Thursday, July 13, 2006

On Barres On Women in Science

Stanford professor Ben Barres has an editorial in Nature this week arguing against what he terms the "Larry Summers Hypothesis:" Women don't make as strong a showing in science because of innate ability.

First of all, I think it's more than a little unfair to term this the Larry Summers Hypothesis. Summers said in his notorious speech, "different socialization and patterns of discrimination in a search" is the third most important factor in why women aren't achieving. He also said the most important factor was the "high-powered job hypothesis:" Men are prepared to commit more hours to their jobs, at least partially because women have to choose between high-commitment jobs and family life.

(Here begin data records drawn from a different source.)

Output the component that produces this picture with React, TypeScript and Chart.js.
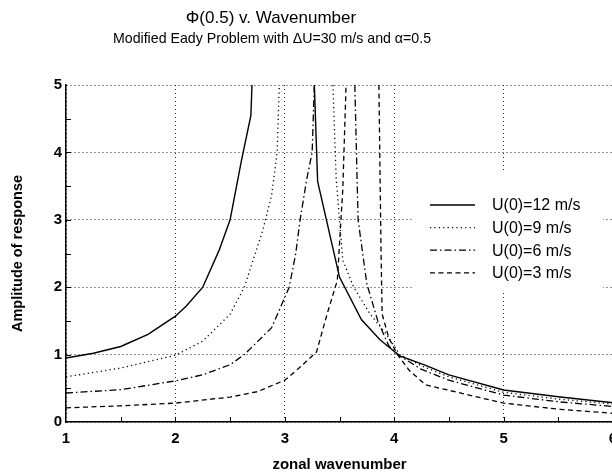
import React, { useEffect, useRef } from "react";
import { Chart, registerables } from "chart.js";

Chart.register(...registerables);

const titleText = "Φ(0.5) v. Wavenumber";
const subtitleText = "Modified Eady Problem with ΔU=30 m/s and α=0.5";
const xAxisTitle = "zonal wavenumber";
const yAxisTitle = "Amplitude of response";

const seriesLabels = ["U(0)=12 m/s", "U(0)=9 m/s", "U(0)=6 m/s", "U(0)=3 m/s"];

// U(0)=12 m/s (null = curve leaves the plot above 5)
const k12 = [1, 1.25, 1.5, 1.75, 2, 2.1, 2.25, 2.4, 2.5, 2.6, 2.69, 2.7, 3.0, 3.27, 3.3, 3.5, 3.7, 3.87, 4.05, 4.27, 4.5, 5, 5.5, 6];
const amp12 = [0.95, 1.02, 1.12, 1.3, 1.57, 1.72, 2.0, 2.55, 3.0, 3.85, 4.55, 5, null, 5, 3.57, 2.15, 1.52, 1.22, 0.98, 0.85, 0.7, 0.475, 0.375, 0.285];

// U(0)=9 m/s
const k9 = [1, 1.5, 2, 2.25, 2.5, 2.63, 2.8, 2.88, 2.93, 2.95, 3.2, 3.44, 3.47, 3.5, 3.53, 3.63, 3.78, 3.93, 4.05, 4.27, 4.5, 5, 5.5, 6];
const amp9 = [0.67, 0.8, 0.99, 1.2, 1.6, 2.0, 2.85, 3.37, 4.0, 5, null, 5, 3.6, 3.0, 2.4, 2.0, 1.6, 1.3, 1.0, 0.82, 0.67, 0.44, 0.34, 0.265];

// U(0)=6 m/s
const k6 = [1, 1.5, 2, 2.25, 2.5, 2.63, 2.88, 3.04, 3.1, 3.14, 3.2, 3.25, 3.27, 3.45, 3.64, 3.67, 3.75, 3.85, 3.95, 4.05, 4.25, 4.5, 5, 5.5, 6];
const amp6 = [0.43, 0.48, 0.61, 0.7, 0.85, 1.0, 1.4, 2.0, 2.5, 3.0, 3.6, 4.0, 5, null, 5, 3.0, 2.05, 1.5, 1.13, 0.98, 0.78, 0.62, 0.4, 0.3, 0.23];

// U(0)=3 m/s
const k3 = [1, 1.5, 2, 2.5, 2.75, 3.0, 3.13, 3.29, 3.39, 3.48, 3.53, 3.56, 3.7, 3.86, 3.88, 3.89, 3.95, 4.03, 4.14, 4.29, 4.5, 5, 5.5, 6];
const amp3 = [0.21, 0.24, 0.28, 0.37, 0.45, 0.62, 0.8, 1.04, 1.62, 2.1, 3.45, 5, null, 5, 2.5, 1.6, 1.25, 1.0, 0.76, 0.55, 0.47, 0.28, 0.19, 0.13];

const xTicks = { min: 1, max: 6, step: 1 };
const yTicks = { min: 0, max: 5, step: 1 };
const xMinorTicks = [1.5, 2, 2.5, 3, 3.5, 4, 4.5, 5, 5.5];
const yMinorTicks = [0.5, 1, 1.5, 2, 2.5, 3, 3.5, 4, 4.5];

const FONT = "'Liberation Sans', Arial, Helvetica, sans-serif";

const toPoints = (xs: number[], ys: (number | null)[]) =>
  xs.map((x, i) => ({ x, y: ys[i] }));

const dashes = [[], [1.2, 3.2], [7, 3, 1.5, 3], [5, 3.5]];

export default function App() {
  const ref = useRef<HTMLCanvasElement | null>(null);

  useEffect(() => {
    if (!ref.current) return;
    const series = [
      toPoints(k12, amp12),
      toPoints(k9, amp9),
      toPoints(k6, amp6),
      toPoints(k3, amp3),
    ];

    const overlay = {
      id: "overlay",
      afterDraw(chart: any) {
        const ctx = chart.ctx;
        const xs = chart.scales.x;
        const ys = chart.scales.y;
        const area = chart.chartArea;
        ctx.save();
        // minor inward ticks
        ctx.strokeStyle = "#000";
        ctx.lineWidth = 1;
        ctx.setLineDash([]);
        ctx.beginPath();
        xMinorTicks.forEach((v) => {
          const px = Math.round(xs.getPixelForValue(v)) + 0.5;
          ctx.moveTo(px, area.bottom);
          ctx.lineTo(px, area.bottom - 5);
        });
        yMinorTicks.forEach((v) => {
          const py = Math.round(ys.getPixelForValue(v)) + 0.5;
          ctx.moveTo(area.left, py);
          ctx.lineTo(area.left + 5, py);
        });
        ctx.stroke();

        // titles
        ctx.fillStyle = "#000";
        ctx.textAlign = "center";
        ctx.textBaseline = "middle";
        ctx.font = `17px ${FONT}`;
        ctx.fillText(titleText, 271, 18);
        ctx.font = `14.2px ${FONT}`;
        ctx.fillText(subtitleText, 272, 39);

        // legend box (white background hides the grid)
        ctx.fillStyle = "#fff";
        ctx.fillRect(412, 172, 191, 120);
        ctx.fillStyle = "#000";
        chart.data.datasets.forEach((ds: any, i: number) => {
          const y = 205 + i * 22.6;
          ctx.save();
          ctx.strokeStyle = "#000";
          ctx.lineWidth = ds.borderWidth;
          ctx.setLineDash(ds.borderDash || []);
          ctx.beginPath();
          ctx.moveTo(430, y);
          ctx.lineTo(475, y);
          ctx.stroke();
          ctx.restore();
          ctx.textAlign = "left";
          ctx.font = `16px ${FONT}`;
          ctx.fillText(ds.label, 492, y + 1);
        });
        ctx.restore();
      },
    };

    const chart = new Chart(ref.current, {
      type: "line",
      data: {
        datasets: series.map((pts, i) => ({
          label: seriesLabels[i],
          data: pts,
          borderColor: "#000",
          borderWidth: i === 0 ? 1.4 : 1.3,
          borderDash: dashes[i],
          pointRadius: 0,
          tension: 0,
          fill: false,
          spanGaps: false,
        })),
      },
      options: {
        responsive: false,
        devicePixelRatio: 1,
        animation: false,
        layout: { padding: { top: 85, right: 17, left: 0, bottom: 0 } },
        plugins: {
          legend: { display: false },
          title: { display: false },
          tooltip: { enabled: false },
        },
        scales: {
          x: {
            type: "linear",
            min: xTicks.min,
            max: xTicks.max,
            afterFit: (s: any) => {
              s.height = 51;
            },
            ticks: {
              stepSize: xTicks.step,
              color: "#000",
              padding: 8,
              font: { family: FONT, size: 15, weight: "bold" },
            },
            grid: { color: "rgba(0,0,0,0.85)", lineWidth: 1, drawTicks: false },
            border: { display: true, color: "#000", width: 1.5, dash: [1, 3] },
            title: {
              display: true,
              text: xAxisTitle,
              color: "#000",
              font: { family: FONT, size: 15, weight: "bold", lineHeight: 1.1 },
              padding: { top: 0, bottom: 0 },
            },
          },
          y: {
            type: "linear",
            min: yTicks.min,
            max: yTicks.max,
            afterFit: (s: any) => {
              s.width = 66;
            },
            ticks: {
              stepSize: yTicks.step,
              color: "#000",
              padding: 4,
              font: { family: FONT, size: 15, weight: "bold" },
            },
            grid: { color: "rgba(0,0,0,0.85)", lineWidth: 1, drawTicks: false },
            border: { display: true, color: "#000", width: 1.5, dash: [1, 3] },
            title: {
              display: true,
              text: yAxisTitle,
              color: "#000",
              font: { family: FONT, size: 14.5, weight: "bold", lineHeight: 1.2 },
              padding: { top: 9, bottom: 0 },
            },
          },
        },
      },
      plugins: [overlay],
    });
    return () => chart.destroy();
  }, []);

  return (
    <div
      style={{
        position: "fixed",
        left: 0,
        top: 0,
        width: 612,
        height: 473,
        overflow: "hidden",
        background: "#fff",
      }}
    >
      <canvas ref={ref} width={630} height={473} style={{ display: "block" }} />
    </div>
  );
}
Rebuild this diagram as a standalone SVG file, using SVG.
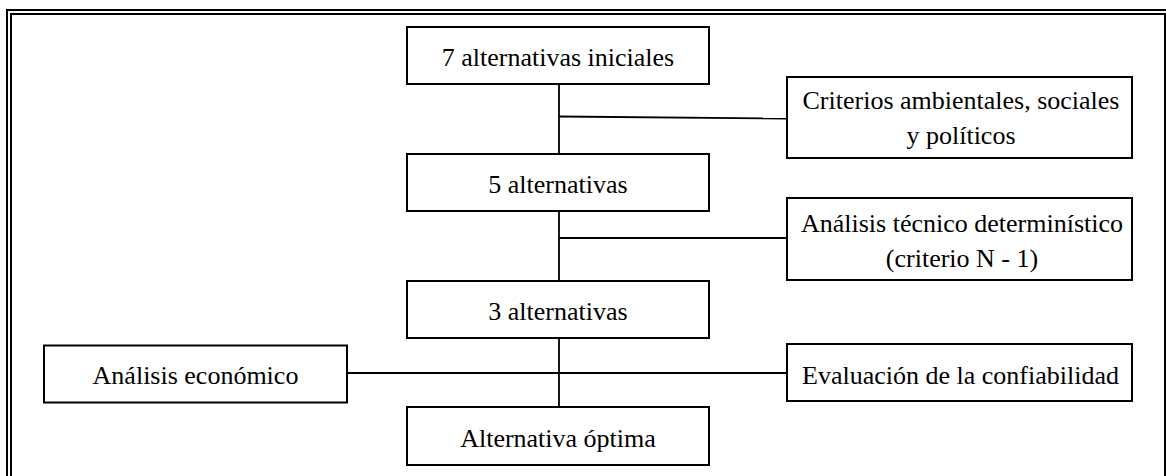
<svg xmlns="http://www.w3.org/2000/svg" width="1166" height="476" viewBox="0 0 1166 476">
  <style>
    .frame { fill: none; stroke: #000; stroke-width: 2; }
    .box { fill: #fff; stroke: #000; stroke-width: 2; }
    .link { fill: none; stroke: #000; stroke-width: 1.8; }
    .label { font-family: "Liberation Serif", "Times New Roman", serif; font-size: 26px; fill: #000; text-anchor: middle; }
  </style>
  <rect width="1166" height="476" fill="#fff"/>

  <!-- double page border -->
  <g id="border">
    <path class="frame" d="M6 10 H1166 M7 9 V476"/>
    <path class="frame" d="M10 14 H1166 M11 13 V476 M1165 13 V476"/>
  </g>

  <!-- connectors -->
  <g id="connectors">
    <path class="link" d="M559 84 V154 M559 211 V281 M559 338 V407"/>
    <path class="link" d="M559 116.5 L787 118.5"/>
    <path class="link" d="M559 238 H787"/>
    <path class="link" d="M347 373 H787"/>
  </g>

  <g id="n-iniciales">
    <rect class="box" x="407" y="27" width="302" height="57"/>
    <text class="label" x="558" y="66">7 alternativas iniciales</text>
  </g>

  <g id="n-criterios">
    <rect class="box" x="787" y="77" width="345" height="81"/>
    <text class="label" x="961" y="108.5">Criterios ambientales, sociales</text>
    <text class="label" x="961" y="143.5">y políticos</text>
  </g>

  <g id="n-cinco">
    <rect class="box" x="407" y="154" width="302" height="57"/>
    <text class="label" x="558" y="193">5 alternativas</text>
  </g>

  <g id="n-tecnico">
    <rect class="box" x="787" y="198" width="345" height="82"/>
    <text class="label" x="962" y="231.5">Análisis técnico determinístico</text>
    <text class="label" x="962" y="266.5">(criterio N - 1)</text>
  </g>

  <g id="n-tres">
    <rect class="box" x="407" y="281" width="302" height="57"/>
    <text class="label" x="558" y="319.5">3 alternativas</text>
  </g>

  <g id="n-economico">
    <rect class="box" x="44" y="345.5" width="303" height="57"/>
    <text class="label" x="195.5" y="384">Análisis económico</text>
  </g>

  <g id="n-confiabilidad">
    <rect class="box" x="787" y="344" width="345" height="57"/>
    <text class="label" x="960.5" y="383.5">Evaluación de la confiabilidad</text>
  </g>

  <g id="n-optima">
    <rect class="box" x="407" y="407" width="302" height="58"/>
    <text class="label" x="558" y="446.5">Alternativa óptima</text>
  </g>
</svg>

The middle factor was intrinsic aptitude, and he frames the difference in aptitude as a difference in standard deviation, which only affects the extremes to a severe extent. He doesn't deal with average differences. So that's why I think the name of this hypothesis is unfair.

Briefly, dwelling on Summers, Barres indirectly acknowledges that Summers is on target with his MOST important reason why women aren't achieving: "Women faculty, in particular, need help from their institutions in balancing career and family responsibilities." This means there is a real effect of women not being able to commit time. Great. You two boys are in agreement.

Barres spends relatively little his space actually arguing that the data say intrinsic aptitude is not a factor, although some of his numbers are compelling. A third of top Putnam scorers are women, and a study of 20,000 kids showed no difference in math scores between the genders. I'm a little suspicious of that because, again, we're not looking at means, just extremes, and there are about 5 kids in that 20,000 who fit our definition of extreme. Finding no difference there is still not really significant. (Someone tell me if this is flawed statistical reasoning) [Update: I realize in the morning light that this is, indeed, horrible reasoning. With 20,000 subjects you can easily determine a curve and a standard deviation and extrapolate this to the extremes, even if your extreme data doesn't match this perfectly. Still, I would like to see that these curves and not just their averages are identical.]

Most of Barres's essay is showing evidence that there is real, real discrimination. This is nicely underscored by his personal story. Ben Barres was Barbara Barres until only about 10 years ago, and so he is a unique (read: rare) position to compare how people treat men and how people treat women. Admittedly, it's not a scientific comparison...the difference between Barbara and Ben isn't PURELY gender; how a personality and set of mannerisms interact with one's gender is a strong, strong factor in how a person is perceived. Still, his position is special and should be considered. So after he transition, people treated him and his research with an obscene increase in respect. The money quote from the editorial is from a professor who saw him give a talk right after he transitioned, "Ben Barres gave a great seminar today, but then his work is much better than his sister's." Ooh. Zing.

The most persuasive part of the essay, I'd say, is the evidence that women face discrimination, "one study found that women applying for a research grant
needed to be 2.5 times more productive than men in order to be considered equally competent." There is perhaps too little statistical evidence in the editorial, but there is some.

And some of his studies are a little shaky, "A 2002 study did find a gender gap in competitiveness in financial tournaments, but the authors suggested that this was due to differences in self confidence rather than ability." Suggested? I don't yet know why to take his word on it. Even if the problem is self-esteem, I don't want to take anyone's word that this is caused by discouragement and not by nature. Gimme more info.

In sum, he convinces me that there is legitimate discrimination, but I am not totally convinced that both ability at the extremes and willingness to forsake family to commit are not equally important factors. If that study on productivity is totally legit, that would strengthen his claim a lot. I'm just initially wary. It's a decidedly important editorial, and I think this conversation should be ongoing. I'm glad he's kicked it up again.